Mary Hatwood Futrell, for one, embraces the notion that the teacher in space has to be a media personality. Futrell is a Johnny-come-lately to the idea of putting a teacher in space. In 1984, she branded Reagan's program a "gimmick" intended to steal teachers' votes from the NEA-backed Walter Mondale. "Sending one teacher into outer space won't solve the problems of schools on Earth," she proclaimed then.

These days, Futrell sees things differently. "When I look over the past decade, we've come a long way," she says. "But we're not there yet. Barbara's coming along at a pivotal point. She is going to become a beacon of light and hope for teachers and the profession."

Whereas Futrell once blasted the Teacher in Space program's gimmickry, she now embraces it. To be a beacon of light and hope in the modern age, she argues, you've got to play the media game and do the talk shows and the interviews. "Why not? If this is an opportunity to enhance the profession, why not? We need 2 million new teachers in the next decade. What better way to highlight the profession and attract good people.

"And even if all the interviews she does change the life of only a single child and make that child stay in school and study harder and work more on his math and science, then her mission will be a success."

Late this summer, Barbara Morgan and her husband will pack up their boys and their belongings and move to Houston. Training for the Challenger flight lasted only a few months—the teacher in space needed only to know what buttons not to push, Morgan jokes. This time around, she will spend two years training to become what NASA calls an "educator mission specialist." At the end of the training, NASA promises, Morgan will be a full-fledged astronaut.
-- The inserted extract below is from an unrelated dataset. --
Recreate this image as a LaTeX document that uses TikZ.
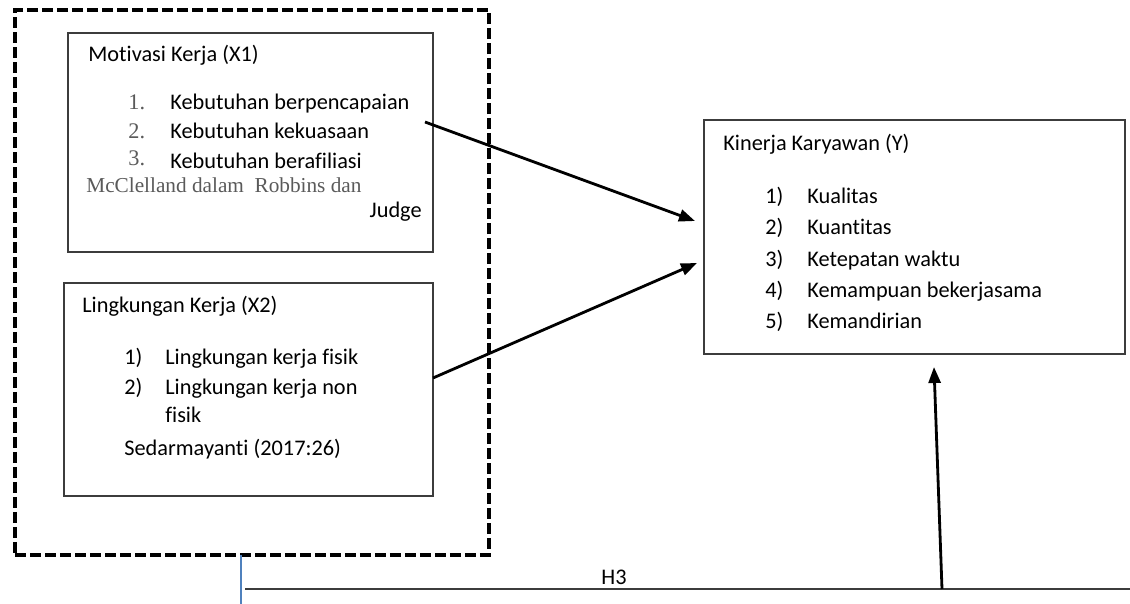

Long before then, however, the media will have anointed Morgan a hero. In mid-May, she's scheduled for another cattle-call session with reporters out West. NASA officials say they will limit her interviews so as not to interfere with her training, but undoubtedly, by the time she goes into space, there won't be many people in America who don't know that Barbara Morgan has the right stuff.

Several months before the Challenger launch, CNN named Christa McAuliffe one of its three heroes of 1985. McAuliffe was puzzled by her selection. "A hero?" she said. "A hero is someone who has defied the odds by breaking a stereotype and endured the challenge of being first at something.... My gosh, I haven't done anything. Ask me after I've flown."

Now, we'll have to ask Barbara Morgan.